### What you have to do
Retype the data exactly, from its first line to the line containing "['7.5', '8.0', '8.2', '8.1', '7.9', '7.7', '7.9', '7.5'];", including both, and skip any picture.

====== Data shown

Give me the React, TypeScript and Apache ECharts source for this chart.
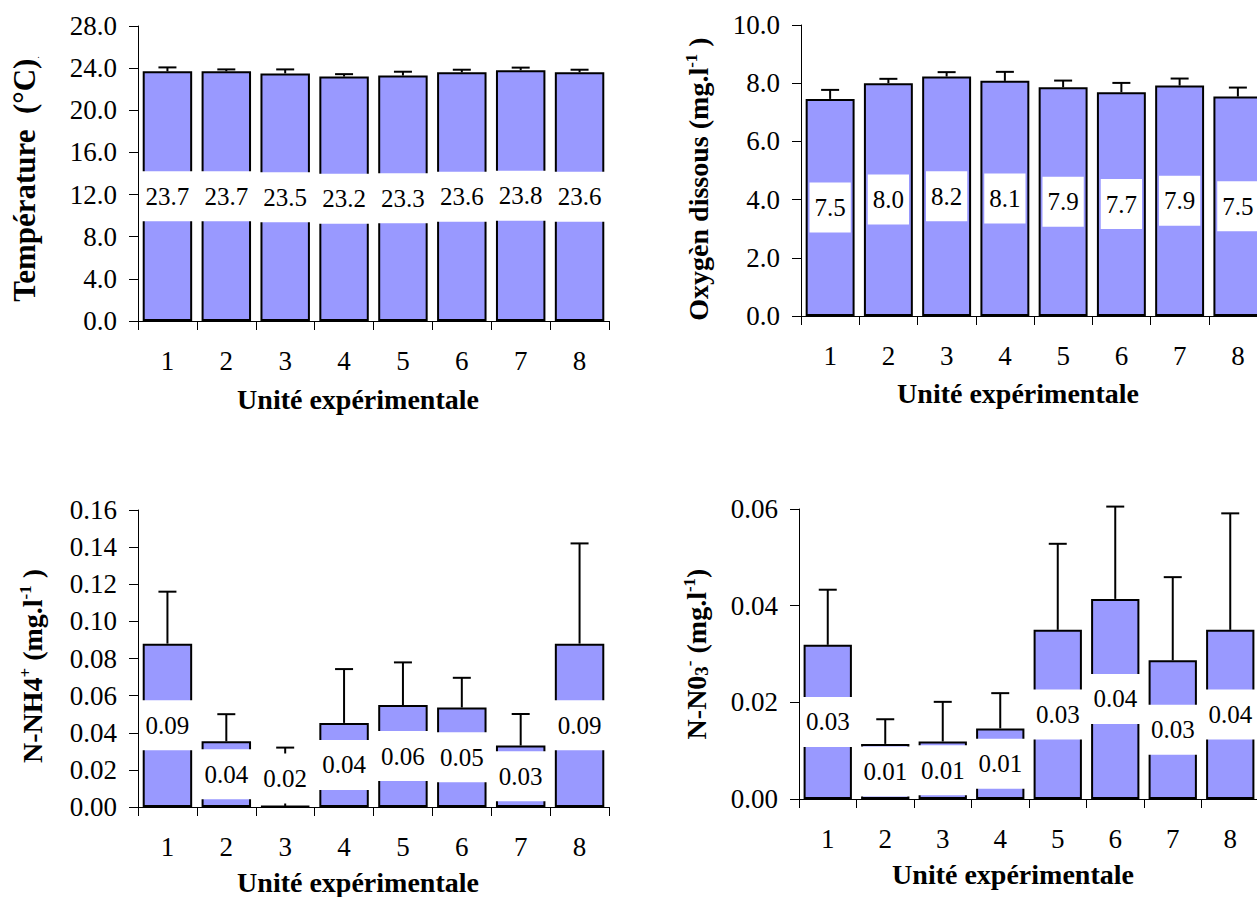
import React, { useEffect, useRef } from 'react';
import * as echarts from 'echarts';

const FONT = 'Liberation Serif, Times New Roman, serif';

const units = ['1', '2', '3', '4', '5', '6', '7', '8'];

// Température (°C)
const tempMeans = [23.7, 23.7, 23.5, 23.2, 23.3, 23.6, 23.8, 23.6];
const tempErr = [0.37, 0.18, 0.38, 0.23, 0.36, 0.25, 0.25, 0.25];
const tempLabels = ['23.7', '23.7', '23.5', '23.2', '23.3', '23.6', '23.8', '23.6'];

// Oxygène dissous (mg/l)
const oxyMeans = [7.46, 8.0, 8.23, 8.08, 7.86, 7.69, 7.92, 7.54];
const oxyErr = [0.31, 0.15, 0.15, 0.31, 0.23, 0.32, 0.24, 0.31];
const oxyLabels = ['7.5', '8.0', '8.2', '8.1', '7.9', '7.7', '7.9', '7.5'];

// N-NH4+ (mg/l)
const nh4Means = [0.088, 0.0354, 0.0005, 0.0453, 0.0549, 0.0536, 0.0331, 0.088];
const nh4Err = [0.028, 0.0146, 0.0315, 0.029, 0.023, 0.016, 0.017, 0.054];
const nh4Labels = ['0.09', '0.04', '0.02', '0.04', '0.06', '0.05', '0.03', '0.09'];

// N-NO3- (mg/l)
const no3Means = [0.0319, 0.0114, 0.0119, 0.0146, 0.035, 0.0414, 0.0287, 0.035];
const no3Err = [0.0114, 0.0051, 0.0082, 0.0073, 0.0178, 0.0191, 0.0172, 0.0241];
const no3Labels = ['0.03', '0.01', '0.01', '0.01', '0.03', '0.04', '0.03', '0.04'];

const panels = [
  { means: tempMeans, err: tempErr, labels: tempLabels, max: 28, interval: 4, digits: 1, grid: { left: 138, top: 26, width: 471, height: 295 }, labelShift: [0, 0, 0, 0, 0, 0, 0, 0] },
  { means: oxyMeans, err: oxyErr, labels: oxyLabels, max: 10, interval: 2, digits: 1, grid: { left: 801, top: 25, width: 466, height: 291 }, labelShift: [0, 0, 0, 0, 0, 0, 0, 0] },
  { means: nh4Means, err: nh4Err, labels: nh4Labels, max: 0.16, interval: 0.02, digits: 2, grid: { left: 138, top: 510, width: 471, height: 297 }, labelShift: [0, 0, -28, 0, 0, 0, 0, 0] },
  { means: no3Means, err: no3Err, labels: no3Labels, max: 0.06, interval: 0.02, digits: 2, grid: { left: 799, top: 509, width: 460, height: 290 }, labelShift: [0, 0, 0, 0, 0, 0, 0, 0] },
];

const makeRich = (size: number) => ({
  b: { fontSize: size, fontWeight: 'bold', fontFamily: FONT, lineHeight: size + 2, fill: '#000' },
  sup: { fontSize: Math.round(size * 0.6), fontWeight: 'bold', fontFamily: FONT, lineHeight: 10, verticalAlign: 'top', fill: '#000' },
  sub: { fontSize: Math.round(size * 0.68), fontWeight: 'bold', fontFamily: FONT, lineHeight: 16, verticalAlign: 'bottom', fill: '#000' },
  dot: { fontSize: 9, fontFamily: FONT, lineHeight: 12, verticalAlign: 'bottom', fill: '#000' },
});

const xTitles = [
  { x: 358, y: 399 },
  { x: 1018, y: 393 },
  { x: 358, y: 882 },
  { x: 1013, y: 874 },
];

const yTitles = [
  { x: 24, y: 179, size: 31, text: '{b|Température  (°C)}{dot|.}' },
  { x: 698, y: 179, size: 28, text: '{b|Oxygèn dissous (mg.l}{sup|-1}{b| )}' },
  { x: 32, y: 666, size: 28, text: '{b|N-NH4}{sup|+}{b| (mg.l}{sup|-1}{b| )}' },
  { x: 696, y: 654, size: 28, text: '{b|N-N0}{sub|3}{sup|-}{b| (mg.l}{sup|-1}{b|)}' },
];

export default function App() {
  const ref = useRef<HTMLDivElement>(null);

  useEffect(() => {
    if (!ref.current) return;
    const chart = echarts.init(ref.current, undefined, { renderer: 'svg' });

    const grid: any[] = [];
    const xAxis: any[] = [];
    const yAxis: any[] = [];
    const series: any[] = [];

    panels.forEach((p, k) => {
      grid.push({ ...p.grid, containLabel: false });
      xAxis.push({
        type: 'category',
        gridIndex: k,
        data: units,
        boundaryGap: true,
        axisLine: { show: true, lineStyle: { color: '#000', width: 1 } },
        axisTick: { show: true, length: 9, interval: 0, alignWithLabel: false, lineStyle: { color: '#000', width: 1 } },
        axisLabel: { color: '#000', fontSize: 27, fontFamily: FONT, margin: 26, interval: 0 },
        splitLine: { show: false },
      });
      yAxis.push({
        type: 'value',
        gridIndex: k,
        min: 0,
        max: p.max,
        interval: p.interval,
        axisLine: { show: true, lineStyle: { color: '#000', width: 1 } },
        axisTick: { show: true, length: 9, lineStyle: { color: '#000', width: 1 } },
        axisLabel: {
          color: '#000', fontSize: 27, fontFamily: FONT, margin: 21,
          formatter: (v: number) => v.toFixed(p.digits),
        },
        splitLine: { show: false },
      });
      series.push({
        type: 'custom',
        xAxisIndex: k,
        yAxisIndex: k,
        z: 2,
        clip: false,
        data: p.means.map((m, i) => [i, m, p.err[i]]),
        encode: { x: 0, y: 1 },
        renderItem: (_params: any, api: any) => {
          const i = api.value(0);
          const v = api.value(1);
          const e = api.value(2);
          const base = api.coord([i, v]);
          const top = api.coord([i, v + e]);
          return {
            type: 'group',
            children: [
              { type: 'line', shape: { x1: base[0], y1: base[1], x2: top[0], y2: top[1] }, style: { stroke: '#000', lineWidth: 2 } },
              { type: 'line', shape: { x1: top[0] - 9, y1: top[1], x2: top[0] + 9, y2: top[1] }, style: { stroke: '#000', lineWidth: 2 } },
            ],
          };
        },
      });
      series.push({
        type: 'bar',
        xAxisIndex: k,
        yAxisIndex: k,
        z: 3,
        barCategoryGap: '16%',
        data: p.means.map((m, i) => ({
          value: m,
          label: p.labelShift[i] ? { offset: [0, p.labelShift[i]] } : undefined,
        })),
        itemStyle: { color: '#9999FF', borderColor: '#000', borderWidth: 2 },
        label: {
          show: true,
          position: 'inside',
          formatter: (q: any) => p.labels[q.dataIndex],
          color: '#000',
          fontSize: 25,
          lineHeight: 25,
          fontFamily: FONT,
          backgroundColor: '#fff',
          padding: [13, 5, 12, 5],
        },
      });
    });

    const graphic: any[] = [];
    xTitles.forEach((t) => {
      graphic.push({
        type: 'text',
        x: t.x,
        y: t.y,
        style: {
          text: 'Unité expérimentale',
          fontSize: 28,
          fontWeight: 'bold',
          fontFamily: FONT,
          fill: '#000',
          align: 'center',
          verticalAlign: 'middle',
        },
      });
    });
    yTitles.forEach((t) => {
      graphic.push({
        type: 'text',
        x: t.x,
        y: t.y,
        rotation: Math.PI / 2,
        style: {
          text: t.text,
          rich: makeRich(t.size),
          fontSize: t.size,
          fontWeight: 'bold',
          fontFamily: FONT,
          fill: '#000',
          align: 'center',
          verticalAlign: 'middle',
        },
      });
    });

    chart.setOption({
      animation: false,
      backgroundColor: '#fff',
      grid,
      xAxis,
      yAxis,
      series,
      graphic,
    });

    return () => chart.dispose();
  }, []);

  return (
    <div style={{ position: 'absolute', left: 0, top: 0, width: 1257, height: 897, overflow: 'hidden', background: '#fff' }}>
      <div ref={ref} style={{ position: 'absolute', left: 0, top: 0, width: 1290, height: 897 }} />
    </div>
  );
}
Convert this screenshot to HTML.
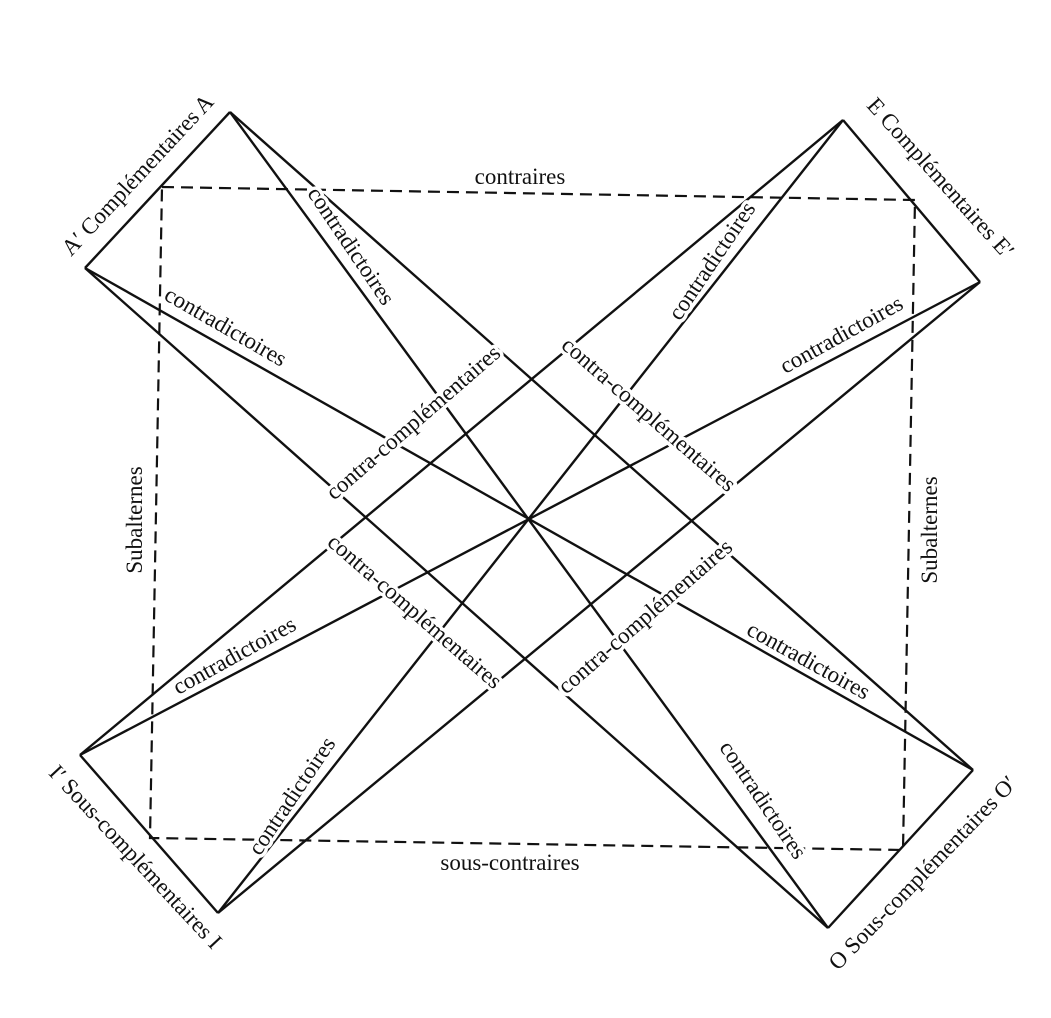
<!DOCTYPE html><html><head><style>body{margin:0;background:#fff}svg text{font-family:"Liberation Serif",serif;font-size:23px;fill:#111;stroke:#fff;stroke-width:7px;paint-order:stroke;stroke-linejoin:round}</style></head><body>
<svg width="1051" height="1013" viewBox="0 0 1051 1013">
<rect width="1051" height="1013" fill="#fff"/>
<g stroke="#111" stroke-width="2.4" fill="none">
<polygon points="162,187 915,200 903,850 150,838" stroke-dasharray="12,7" stroke-width="2.2"/>
<line x1="230" y1="112" x2="85" y2="268"/>
<line x1="843" y1="120" x2="980" y2="282"/>
<line x1="80" y1="755" x2="218" y2="913"/>
<line x1="828" y1="928" x2="973" y2="770"/>
<line x1="230" y1="112" x2="828" y2="928"/>
<line x1="85" y1="268" x2="973" y2="770"/>
<line x1="843" y1="120" x2="218" y2="913"/>
<line x1="980" y1="282" x2="80" y2="755"/>
<line x1="230" y1="112" x2="973" y2="770"/>
<line x1="85" y1="268" x2="828" y2="928"/>
<line x1="843" y1="120" x2="80" y2="755"/>
<line x1="980" y1="282" x2="218" y2="913"/>
</g>
<g text-anchor="middle">
<text x="143" y="180" transform="rotate(-47 143 180)">A′ Complémentaires A</text>
<text x="935" y="183" transform="rotate(48 935 183)">E Complémentaires E′</text>
<text x="130" y="862" transform="rotate(47 130 862)">I′ Sous-complémentaires I</text>
<text x="928" y="878" transform="rotate(-46 928 878)">O Sous-complémentaires O′</text>
<text x="520" y="184">contraires</text>
<text x="510" y="870">sous-contraires</text>
<text x="142" y="520" transform="rotate(-90 142 520)">Subalternes</text>
<text x="937" y="530" transform="rotate(-90 937 530)">Subalternes</text>
<text x="345" y="250" transform="rotate(56 345 250)">contradictoires</text>
<text x="222" y="333" transform="rotate(30 222 333)">contradictoires</text>
<text x="718" y="265" transform="rotate(-56 718 265)">contradictoires</text>
<text x="845" y="341" transform="rotate(-29 845 341)">contradictoires</text>
<text x="238" y="662" transform="rotate(-29 238 662)">contradictoires</text>
<text x="298" y="800" transform="rotate(-56 298 800)">contradictoires</text>
<text x="805" y="667" transform="rotate(29 805 667)">contradictoires</text>
<text x="757" y="804" transform="rotate(56 757 804)">contradictoires</text>
<text x="418" y="428" transform="rotate(-41 418 428)">contra-complémentaires</text>
<text x="644" y="420" transform="rotate(41 644 420)">contra-complémentaires</text>
<text x="410" y="617" transform="rotate(41 410 617)">contra-complémentaires</text>
<text x="650" y="622" transform="rotate(-41 650 622)">contra-complémentaires</text>
</g>
</svg></body></html>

============

### Answer to this exercise
Give me the React, TypeScript and Apache ECharts source for this chart.
import React, { useEffect, useRef } from 'react';
import * as echarts from 'echarts';

const FONT = 'Liberation Serif, Times New Roman, serif';

const units = ['1', '2', '3', '4', '5', '6', '7', '8'];

// Température (°C)
const tempMeans = [23.7, 23.7, 23.5, 23.2, 23.3, 23.6, 23.8, 23.6];
const tempErr = [0.37, 0.18, 0.38, 0.23, 0.36, 0.25, 0.25, 0.25];
const tempLabels = ['23.7', '23.7', '23.5', '23.2', '23.3', '23.6', '23.8', '23.6'];

// Oxygène dissous (mg/l)
const oxyMeans = [7.46, 8.0, 8.23, 8.08, 7.86, 7.69, 7.92, 7.54];
const oxyErr = [0.31, 0.15, 0.15, 0.31, 0.23, 0.32, 0.24, 0.31];
const oxyLabels = ['7.5', '8.0', '8.2', '8.1', '7.9', '7.7', '7.9', '7.5'];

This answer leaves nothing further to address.